Burnaby NewsLeader

Special Christmas ornament helps military families

Reservist Chris Poulton, his wife Sherrilynn and their son Liam check out a new ornament which is being sold at Sears stores to raise money for military families readjusting to day-to-day civilian life. - MARIO BARTEL/NEWSLEADER
Reservist Chris Poulton, his wife Sherrilynn and their son Liam check out a new ornament which is being sold at Sears stores to raise money for military families readjusting to day-to-day civilian life.
— image credit: MARIO BARTEL/NEWSLEADER

The first few times Sherrilynn Poulton went driving with her husband Chris after he returned from a year-long tour of duty with the Canadian military in Afghanistan, she kept her right foot poised over a phantom brake pedal in the car's passenger side. After all, Western rules of the road don't apply in a war zone and there was no telling what bad habits Chris picked up dodging potholes and land mines on dusty goat tracks.

That's just one of the myriad adjustments military families face when a loved one returns from active duty.

To help ease that transition, Sears Canada has launched a special Christmas ornament in support of Canada's military community and their families. All of the proceeds from sales of the ornament at the department store's 118 Canadian outlets go to the Military Families Fund which helps soldiers and their loved ones with rehabilitation, educational and financial assistance.

"We are pleased to support the Military Families Fund which provides ongoing assistance to our troops and their families," said Lisa Phelan, the manager of the Sears store at Brentwood Town Centre, where the ornament was unveiled on Tuesday.

It's not easy for soldiers to tend to the mundane tasks of civilian life when they've been obeying orders, speaking military jargon and just trying to stay alive for the past 12 months, said Nancy Szastkiw, a family liaison officer with the BC Military Family Resource Centre.

After living every day in fatigues, it can be tough to shop for regular street clothes. Even telling time on a 12-hour clock rather than the military's 24-hour clock can be a challenge.

It's especially difficult in the first month after a soldier's return, said Szastkiw. "All of them have symptoms like sleep disorders, intestinal disorders. We ask people not to panic."

While technology made the year-long absence of Sherrilynn Poulton's husband less arduous, as they were able to stay in touch with daily video chats over Skype, having him back in the house was a bit of a jolt. She and their nine-year old son Liam had developed their own routine.

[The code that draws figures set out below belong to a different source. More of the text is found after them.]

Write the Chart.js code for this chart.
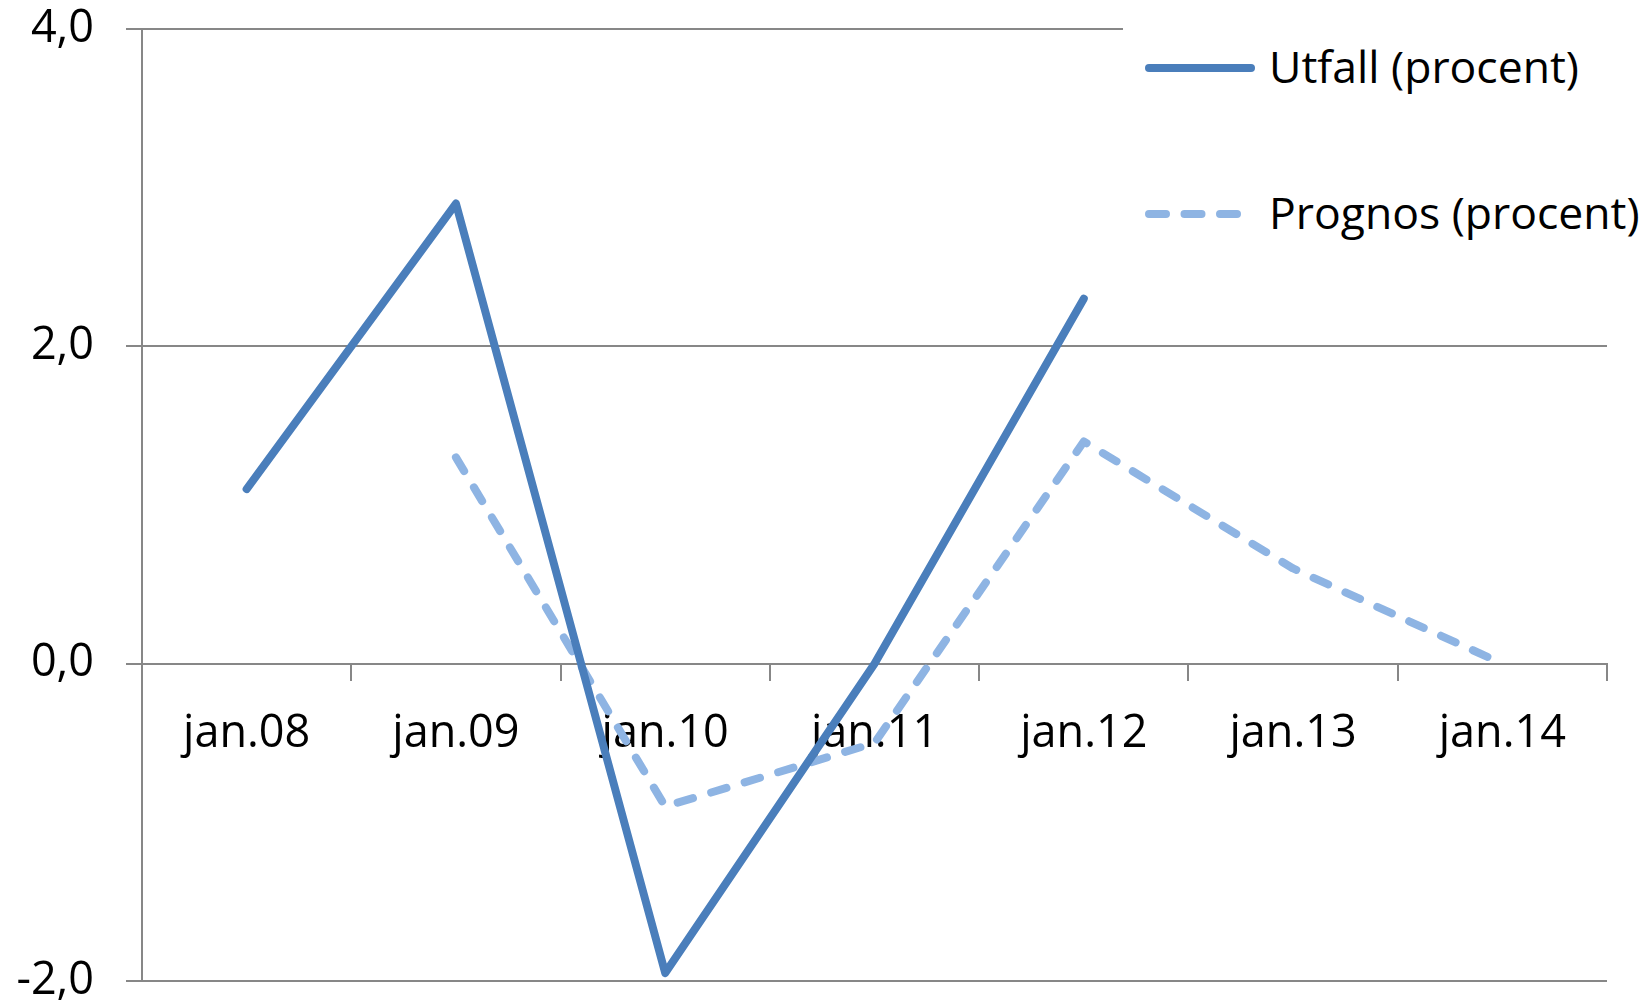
<!DOCTYPE html>
<html>
<head>
<meta charset="utf-8">
<script src="https://cdn.jsdelivr.net/npm/chart.js"></script>
<style>
  html, body { margin: 0; padding: 0; background: #fff; }
  #wrap { position: relative; width: 1650px; height: 1006px; }
  #legend { position: absolute; left: 1123px; top: 0; width: 527px; height: 250px; background: #fff;
            font-family: "Open Sans"; font-size: 44.5px; color: #000; }
  .item { position: absolute; left: 22px; height: 60px; display: flex; align-items: center; white-space: nowrap; }
  .item svg { margin-right: 14px; }
  .item span { position: relative; top: -3px; }
</style>
</head>
<body>
<div id="wrap">
  <canvas id="growth" width="1650" height="1006"></canvas>
  <div id="legend"></div>
</div>
<script>
var years = ["jan.08", "jan.09", "jan.10", "jan.11", "jan.12", "jan.13", "jan.14"];
var utfall = [1.1, 2.9, -1.95, 0.0, 2.3, null, null];
var prognos = [null, 1.3, -0.9, -0.5, 1.4, 0.6, 0.0];
var yTicks = [-2, 0, 2, 4];

var axisGrey = "#878787";
var tickFont = { family: "Open Sans", size: 45, lineHeight: 1 };

var chart = new Chart("growth", {
  type: "line",
  data: {
    labels: years,
    datasets: [{
      label: "Utfall (procent)",
      data: utfall,
      borderColor: "#4a7ebb",
      borderWidth: 8,
      borderCapStyle: "round",
      borderJoinStyle: "round",
      pointRadius: 0,
      fill: false
    }, {
      label: "Prognos (procent)",
      data: prognos,
      borderColor: "#8eb4e3",
      borderWidth: 8,
      borderDash: [16, 19],
      borderCapStyle: "round",
      borderJoinStyle: "round",
      pointRadius: 0,
      fill: false
    }]
  },
  options: {
    responsive: false,
    animation: false,
    layout: { padding: { top: 29, right: 43, bottom: 25, left: 0 } },
    plugins: { legend: { display: false }, tooltip: { enabled: false } },
    scales: {
      x: {
        position: { y: 0 },
        offset: true,
        grid: { offset: true, drawOnChartArea: false, tickLength: 16, color: axisGrey, lineWidth: 2 },
        border: { color: axisGrey, width: 2 },
        ticks: { font: tickFont, color: "#000", padding: 32, maxRotation: 0 },
        afterFit: function (scale) { scale.height = 0; }
      },
      y: {
        min: -2,
        max: 4,
        afterBuildTicks: function (scale) { scale.ticks = yTicks.map(function (v) { return { value: v }; }); },
        grid: { color: axisGrey, lineWidth: 2, tickLength: 16 },
        border: { color: axisGrey, width: 2 },
        ticks: {
          font: tickFont, color: "#000", padding: 32,
          callback: function (v) { return v.toFixed(1).replace(".", ","); }
        },
        afterFit: function (scale) {
          scale.width = 142;
          scale.paddingTop = 0;
          scale.paddingBottom = 0;
        }
      }
    }
  }
});

// legend sits on top of the plot, like the original
var legendTops = [38, 184];
var legend = document.getElementById("legend");
chart.data.datasets.forEach(function (ds, i) {
  var dash = ds.borderDash ? ' stroke-dasharray="17 18.5"' : "";
  var item = document.createElement("div");
  item.className = "item";
  item.style.top = legendTops[i] + "px";
  item.innerHTML = '<svg width="110" height="12"><line x1="4" y1="6" x2="106" y2="6" stroke="' + ds.borderColor +
    '" stroke-width="8" stroke-linecap="round"' + dash + '/></svg><span>' + ds.label + '</span>';
  legend.appendChild(item);
});
</script>
</body>
</html>
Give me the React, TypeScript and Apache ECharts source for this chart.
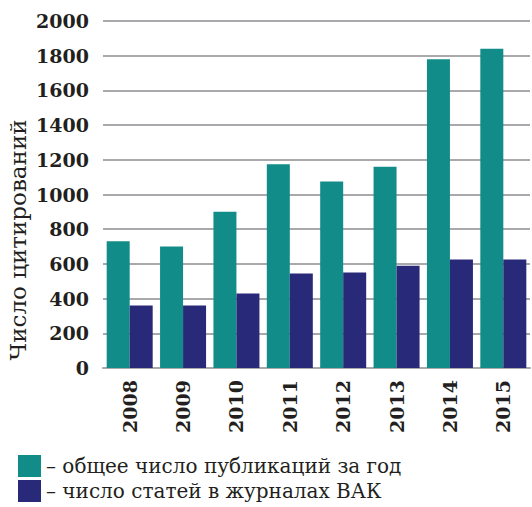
import React, { useEffect, useRef } from "react";
import * as echarts from "echarts";

const years = ["2008", "2009", "2010", "2011", "2012", "2013", "2014", "2015"];
const totalPubs = [730, 700, 900, 1175, 1075, 1160, 1780, 1840];
const vakPubs = [360, 360, 430, 545, 550, 590, 625, 625];
const seriesNames = ["общее число публикаций за год", "число статей в журналах ВАК"];
const yAxisTitle = "Число цитирований";

const TEAL = "#128c89";
const NAVY = "#29297a";
const TEXT = "#231f20";
const GRID = "#a9a9ad";

const legendText = { fontFamily: "DejaVu Serif", fontSize: 20, color: TEXT };

export default function App() {
  const ref = useRef<HTMLDivElement>(null);
  useEffect(() => {
    if (!ref.current) return;
    const chart = echarts.init(ref.current, null, { renderer: "svg" });
    chart.setOption({
      animation: false,
      backgroundColor: "#ffffff",
      grid: { left: 103, right: 2, top: 21, bottom: 139 },
      legend: [
        {
          orient: "vertical",
          left: 18,
          top: 455,
          padding: 0,
          itemWidth: 23,
          itemHeight: 22,
          icon: "rect",
          data: [seriesNames[0]],
          formatter: (n: string) => "– " + n,
          textStyle: legendText,
        },
        {
          orient: "vertical",
          left: 18,
          top: 480,
          padding: 0,
          itemWidth: 23,
          itemHeight: 22,
          icon: "rect",
          data: [seriesNames[1]],
          formatter: (n: string) => "– " + n,
          textStyle: legendText,
        },
      ],
      graphic: [
        {
          type: "text",
          x: 18,
          y: 240,
          rotation: Math.PI / 2,
          style: {
            text: yAxisTitle,
            fontFamily: "DejaVu Serif",
            fontSize: 23,
            fill: TEXT,
            textAlign: "center",
            textVerticalAlign: "middle",
          },
        },
      ],
      xAxis: {
        type: "category",
        data: years,
        axisLine: { show: true, lineStyle: { color: GRID, width: 2 } },
        axisTick: { show: false },
        axisLabel: {
          rotate: 90,
          margin: 12,
          fontFamily: "DejaVu Serif",
          fontWeight: "bold",
          fontSize: 19,
          color: TEXT,
        },
      },
      yAxis: {
        type: "value",
        min: 0,
        max: 2000,
        interval: 200,
        axisLine: { show: false },
        axisTick: { show: false },
        splitLine: { show: true, lineStyle: { color: GRID, width: 2 } },
        axisLabel: {
          margin: 14,
          formatter: (v: number) => String(v),
          fontFamily: "DejaVu Serif",
          fontWeight: "bold",
          fontSize: 19,
          color: TEXT,
        },
      },
      series: [
        {
          name: seriesNames[0],
          type: "bar",
          data: totalPubs,
          barWidth: 23,
          barGap: "0%",
          itemStyle: { color: TEAL },
        },
        {
          name: seriesNames[1],
          type: "bar",
          data: vakPubs,
          barWidth: 23,
          barGap: "0%",
          itemStyle: { color: NAVY },
        },
      ],
    });
    return () => chart.dispose();
  }, []);
  return (
    <div
      ref={ref}
      style={{ position: "absolute", left: 0, top: 0, width: 532, height: 507 }}
    />
  );
}
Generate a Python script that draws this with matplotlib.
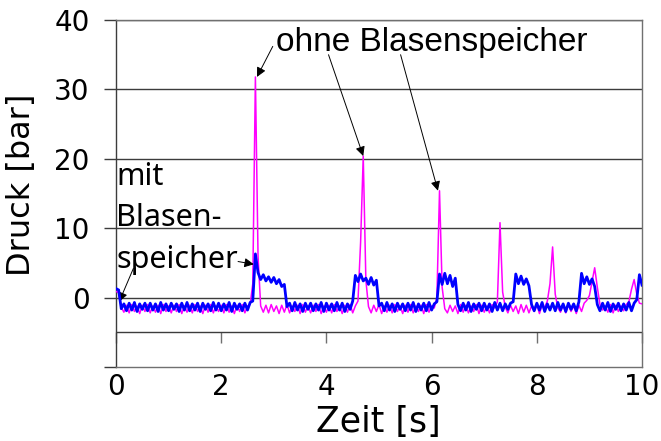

"Life changes when he comes home," said Sherrilynn, whose family were special guests at the ornament's launch. "The challenges change day to day. There's a cultural shock, we have to be patient getting readjusted."

But after missing Chris last Christmas as he began his tour, she said she's thrilled to be able to celebrate the holiday with him at home this year. Along with a special new ornament on their tree.